Boosting Covalent Organic Framework Luminescence by Suppressing Nonradiative Pathways†

Abstract

The construction of luminescent two-dimensional (2D) imine-linked covalent organic frameworks (COFs) is a formidable challenge due to the strong interlayer stacking and bond rotations that typically suppress intramolecular charge transfer (ICT), leading to nonradiative energy dissipation. Herein, three COFs with tailored interlayer distances and bond rotations are designed to modulate the ICT behaviours. The targeted COF (TPAZ-TPE-COF) achieved a significantly enhanced photoluminescence quantum yield (PLQY) of 21.22% in the solid state by restricting bond rotation and enlarging the layer distance.

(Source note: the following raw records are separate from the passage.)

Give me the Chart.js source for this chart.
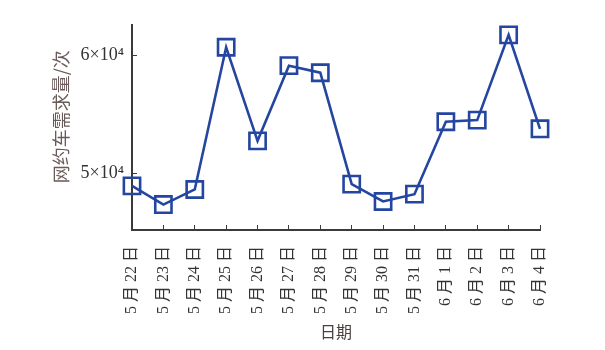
<!DOCTYPE html>
<html>
<head>
<meta charset="utf-8">
<script src="https://cdn.jsdelivr.net/npm/chart.js@4/dist/chart.umd.min.js"></script>
<style>
  html, body { margin: 0; padding: 0; background: #fff; }
  #wrap { width: 605px; height: 350px; }
</style>
</head>
<body>
<div id="wrap"><canvas id="demandChart"></canvas></div>
<script>
// 日期
const dates = ['5月22日', '5月23日', '5月24日', '5月25日', '5月26日', '5月27日', '5月28日',
               '5月29日', '5月30日', '5月31日', '6月1日', '6月2日', '6月3日', '6月4日'];
// 网约车需求量 (次)
const demand = [48950, 47360, 48640, 60710, 52770, 59150, 58550,
                49090, 47620, 48240, 54390, 54530, 61760, 53790];
// 纵轴刻度
const yTicks = [50000, 60000];
const yTickLabels = ['5×10⁴', '6×10⁴'];
const yMin = 45200;
const yMax = 62600;

const lineColor = '#2446a0';
const axisColor = '#3a3a3a';
const serif = "'Liberation Serif', 'Noto Sans CJK SC', serif";
const cjk = "'Noto Sans CJK SC', sans-serif";

// 数字与汉字之间留空
const spaced = (s) => s.match(/\d+|\D/g).join(' ');

new Chart(document.getElementById('demandChart'), {
    type: 'line',
    data: {
        labels: dates,
        datasets: [{
            data: demand,
            borderColor: lineColor,
            borderWidth: 2.6,
            tension: 0,
            pointStyle: 'rect',
            pointRadius: 11.5,
            pointBorderWidth: 2.6,
            pointBorderColor: lineColor,
            pointBackgroundColor: 'rgba(0,0,0,0)',
            fill: false
        }]
    },
    options: {
        responsive: true,
        maintainAspectRatio: false,
        animation: false,
        layout: { padding: { left: 50, top: 25, right: 65, bottom: 0 } },
        plugins: { legend: { display: false }, tooltip: { enabled: false } },
        scales: {
            x: {
                offset: false,
                border: { color: axisColor, width: 2 },
                grid: { drawOnChartArea: false, color: axisColor, lineWidth: 1, tickLength: -5 },
                ticks: {
                    minRotation: 90, maxRotation: 90, autoSkip: false,
                    padding: 21, color: '#333',
                    font: { family: serif, size: 16 },
                    callback: (v, i) => spaced(dates[i])
                },
                title: {
                    display: true, text: '日期', color: '#4a4040',
                    font: { family: cjk, size: 16 },
                    padding: { top: 0, bottom: 8 }
                },
                afterFit(scale) { scale.height = 120; }
            },
            y: {
                min: yMin, max: yMax,
                border: { color: axisColor, width: 2 },
                grid: { drawOnChartArea: false, color: axisColor, lineWidth: 1, tickLength: -5 },
                afterBuildTicks(scale) { scale.ticks = yTicks.map(v => ({ value: v })); },
                ticks: {
                    padding: 13, color: '#333',
                    font: { family: serif, size: 18 },
                    callback: (v) => yTickLabels[yTicks.indexOf(v)]
                },
                title: {
                    display: true, text: '\u2003\u2009网约车需求量/次', color: '#6a5a58',
                    font: { family: cjk, size: 18 },
                    padding: { top: 0, bottom: 0 }
                },
                afterFit(scale) { scale.width = 82; }
            }
        }
    }
});
</script>
</body>
</html>
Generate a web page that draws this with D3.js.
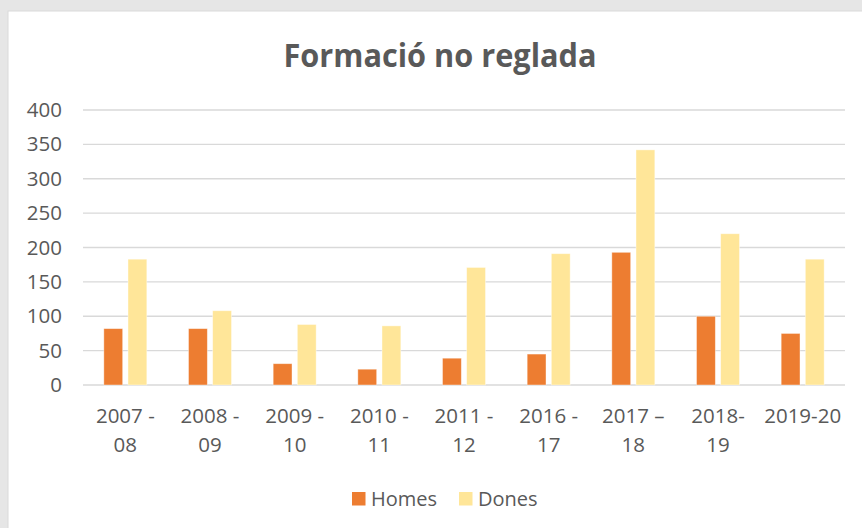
<!DOCTYPE html>
<html>
<head>
<meta charset="utf-8">
<script src="https://cdn.jsdelivr.net/npm/d3@7"></script>
<style>
  body { margin: 0; background: #e6e6e6; }
  text { font-family: "Open Sans", sans-serif; fill: #595959; }
</style>
</head>
<body>
<div id="chart"></div>
<script>
// data
var categories = [["2007 -", "08"], ["2008 -", "09"], ["2009 -", "10"], ["2010 -", "11"], ["2011 -", "12"],
                  ["2016 -", "17"], ["2017 –", "18"], ["2018-", "19"], ["2019-20"]];
var homes = [82, 82, 31, 23, 39, 45, 193, 100, 75];
var dones = [183, 108, 88, 86, 171, 191, 342, 220, 183];
var seriesNames = ["Homes", "Dones"];
var seriesColors = ["#ED7D31", "#FFE699"];
var yTicks = [0, 50, 100, 150, 200, 250, 300, 350, 400];

var svgWidth = 862, svgHeight = 528;
var margin = {top: 110, right: 17, bottom: 143, left: 83};
var width = svgWidth - margin.left - margin.right;
var height = svgHeight - margin.top - margin.bottom;

var svg = d3.select("#chart").append("svg")
  .attr("width", svgWidth)
  .attr("height", svgHeight)
  .style("display", "block");

// white panel (runs off the right and bottom edges)
svg.append("rect")
  .attr("x", 8).attr("y", 11)
  .attr("width", svgWidth + 10).attr("height", svgHeight + 10)
  .attr("fill", "#fff")
  .attr("stroke", "#d9d9d9");

svg.append("text")
  .attr("x", 440).attr("y", 67)
  .attr("text-anchor", "middle")
  .attr("font-size", 32)
  .attr("font-weight", "bold")
  .attr("textLength", 313)
  .attr("lengthAdjust", "spacingAndGlyphs")
  .text("Formació no reglada");

var g = svg.append("g").attr("transform", `translate(${margin.left}, ${margin.top})`);

var data = categories.map(function(c, i) {
  return {label: c, values: [homes[i], dones[i]]};
});

var x0 = d3.scaleBand().domain(d3.range(categories.length)).range([0, width]);
var x1 = d3.scaleBand().domain(seriesNames)
  .range([x0.bandwidth() / 2 - 21.5, x0.bandwidth() / 2 + 21.5])
  .paddingInner(0.22);
var y = d3.scaleLinear().domain([0, 400]).range([height, 0]);

// gridlines
g.selectAll(".grid").data(yTicks).enter().append("line")
  .attr("x1", 0).attr("x2", width)
  .attr("y1", d => y(d)).attr("y2", d => y(d))
  .attr("stroke", "#d9d9d9").attr("stroke-width", 1.3);

// y axis
var yAxis = g.append("g")
  .call(d3.axisLeft(y).tickValues(yTicks).tickSize(0).tickPadding(21));
yAxis.select(".domain").remove();
yAxis.selectAll("text")
  .attr("font-size", 20.5)
  .attr("fill", "#595959")
  .attr("font-family", "Open Sans, sans-serif");

// bars
var groups = g.selectAll(".group").data(data).enter().append("g")
  .attr("transform", (d, i) => `translate(${x0(i)}, 0)`);

groups.selectAll("rect").data(d => d.values.map((v, j) => ({name: seriesNames[j], value: v, color: seriesColors[j]})))
  .enter().append("rect")
  .attr("x", d => x1(d.name))
  .attr("width", x1.bandwidth())
  .attr("y", d => y(d.value))
  .attr("height", d => height - y(d.value))
  .attr("fill", d => d.color)
  .attr("stroke", "#fff")
  .attr("stroke-opacity", 0.5)
  .attr("stroke-width", 0.8);

// x labels
var xLabels = g.selectAll(".xlab").data(data).enter().append("text")
  .attr("text-anchor", "middle")
  .attr("font-size", 20.5)
  .attr("x", (d, i) => x0(i) + x0.bandwidth() / 2)
  .attr("y", height + 38);
xLabels.selectAll("tspan").data(d => d.label).enter().append("tspan")
  .attr("x", function() { return d3.select(this.parentNode).attr("x"); })
  .attr("dy", (d, i) => i === 0 ? 0 : 29)
  .text(d => d);

// legend
var legendX = [352, 459];
var legend = svg.selectAll(".legend").data(seriesNames).enter().append("g")
  .attr("transform", (d, i) => `translate(${legendX[i]}, 492)`);
legend.append("rect")
  .attr("width", 13.5).attr("height", 13.5)
  .attr("fill", (d, i) => seriesColors[i]);
legend.append("text")
  .attr("x", 19).attr("y", 13.5)
  .attr("font-size", 20)
  .text(d => d);
</script>
</body>
</html>
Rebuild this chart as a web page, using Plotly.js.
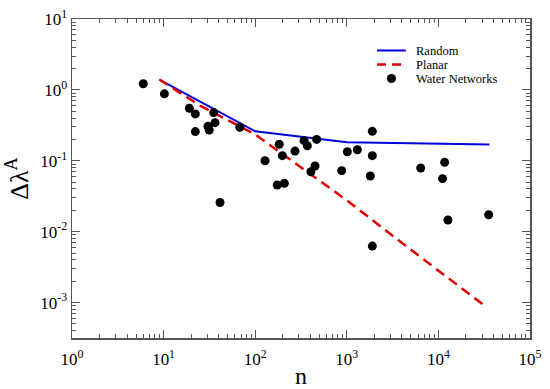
<!DOCTYPE html>
<html>
<head>
<meta charset="utf-8">
<script src="https://cdn.plot.ly/plotly-3.0.1.min.js"></script>
<style>html,body{margin:0;padding:0;background:#fff;} #chart{width:550px;height:389px;}</style>
</head>
<body>
<div id="chart"></div>
<script>
// Random model
const randomN = [9, 100, 1000, 10000, 36000];
const randomVal = [1.4, 0.26, 0.182, 0.173, 0.17];
// Planar model
const planarN = [9, 25, 100, 335, 1000, 3800, 10000, 34000];
const planarVal = [1.4, 0.6, 0.235, 0.0766, 0.0277, 0.0073, 0.00283, 0.00085];
// Water networks
const waterN = [6, 10.2, 19.1, 22.2, 22.2, 30.5, 31.5, 35.2, 36.4, 41.3,
  68, 128, 183, 198, 174, 208, 272, 341, 371, 469, 406, 450,
  880, 1013, 1304, 1900, 1900, 1806, 1900,
  6410, 11700, 11100, 12700, 35400];
const waterVal = [1.22, 0.88, 0.55, 0.458, 0.258, 0.306, 0.272, 0.478, 0.345, 0.0258,
  0.296, 0.100, 0.171, 0.118, 0.0455, 0.048, 0.137, 0.192, 0.163, 0.2, 0.070, 0.0845,
  0.0725, 0.134, 0.143, 0.26, 0.118, 0.061, 0.00626,
  0.079, 0.095, 0.056, 0.0146, 0.0173];
// Tick labels
const xTickVals = [1, 10, 100, 1000, 10000, 100000];
const xTickText = ['10<sup>0</sup>', '10<sup>1</sup>', '10<sup>2</sup>', '10<sup>3</sup>', '10<sup>4</sup>', '10<sup>5</sup>'];
const yTickVals = [0.001, 0.01, 0.1, 1, 10];
const yTickText = ['10<sup>-3</sup>', '10<sup>-2</sup>', '10<sup>-1</sup>', '10<sup>0</sup>', '10<sup>1</sup>'];
const legendNames = ['Random', 'Planar', 'Water Networks'];

const serif = 'Liberation Serif';
const axisCommon = {
  type: 'log',
  showgrid: false,
  zeroline: false,
  showline: true,
  linecolor: '#555',
  linewidth: 1.5,
  mirror: 'allticks',
  ticks: 'inside',
  ticklen: 8,
  tickwidth: 1,
  tickcolor: '#555',
  tickmode: 'array',
  tickfont: {family: serif, size: 17, color: '#000'},
  minor: {dtick: 'D1', ticks: 'inside', ticklen: 4, tickcolor: '#555', tickwidth: 1}
};

const data = [
  {x: randomN, y: randomVal, mode: 'lines', name: legendNames[0],
   line: {color: '#0000dd', width: 2}},
  {x: planarN, y: planarVal, mode: 'lines', name: legendNames[1],
   line: {color: '#e00000', width: 2.5, dash: '10px,6px'}},
  {x: waterN, y: waterVal, mode: 'markers', name: legendNames[2],
   marker: {color: '#000', size: 9}}
];

// custom legend (paper coordinates)
const legX0 = 0.666, legX1 = 0.729, legTextX = 0.748;
const legY = [0.9013, 0.8574, 0.8135];
const shapes = [
  {type: 'line', xref: 'paper', yref: 'paper', x0: legX0, x1: legX1, y0: legY[0], y1: legY[0],
   line: {color: '#0000dd', width: 2}},
  {type: 'line', xref: 'paper', yref: 'paper', x0: legX0, x1: legX1, y0: legY[1], y1: legY[1],
   line: {color: '#e00000', width: 2.5, dash: '9px,6px'}},
  {type: 'circle', xref: 'paper', yref: 'paper', xsizemode: 'pixel', ysizemode: 'pixel',
   xanchor: (legX0 + legX1) / 2, yanchor: legY[2], x0: -4.5, x1: 4.5, y0: -4.5, y1: 4.5,
   fillcolor: '#000', line: {color: '#000', width: 0}}
];
const annotations = legendNames.map((t, i) => ({
  text: t, xref: 'paper', yref: 'paper', x: legTextX, y: legY[i],
  xanchor: 'left', yanchor: 'middle', showarrow: false, height: 13, borderpad: 0,
  font: {family: serif, size: 12.5, color: '#000'}
}));

const layout = {
  width: 550, height: 389,
  margin: {l: 72, r: 20, t: 19, b: 51},
  paper_bgcolor: '#fff', plot_bgcolor: '#fff',
  showlegend: false,
  shapes: shapes,
  annotations: annotations,
  xaxis: Object.assign({}, axisCommon, {range: [0, 5], tickvals: xTickVals, ticktext: xTickText,
    ticklabelstandoff: 5,
    title: {text: 'n', font: {family: serif, size: 24, color: '#000'}, standoff: 0}}),
  yaxis: Object.assign({}, axisCommon, {range: [-3.5, 1], tickvals: yTickVals, ticktext: yTickText,
    title: {text: 'Δλ<sup>A</sup>', font: {family: serif, size: 26, color: '#000'}, standoff: 4}})
};

Plotly.newPlot('chart', data, layout, {displayModeBar: false, staticPlot: true});
</script>
</body>
</html>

This represents a 3.5-fold and 530.5-fold improvement over TPAZ-PYTA-COF (6.15%), which has a shortened interlayer space, and TPAZ-PATA-COF (0.04%), which exhibits strong bond rotations, respectively. Importantly, TPAZ-TPE-COF also exhibits exceptional sensing performance for iron ions, with a detection limit at the ppb level. Both experimental and theoretical analyses reveal that the prominent luminescent performance of TPAZ-TPE-COF is assigned to the effective suppression of nonradiative pathways, especially those arising from interlayer stacking and bond vibrations. These findings pave the way for deliberate construction of imine-linked 2D COFs with high PL intensity, thereby expanding the portfolio of luminescent COFs with potential applications in sensing and optoelectronics.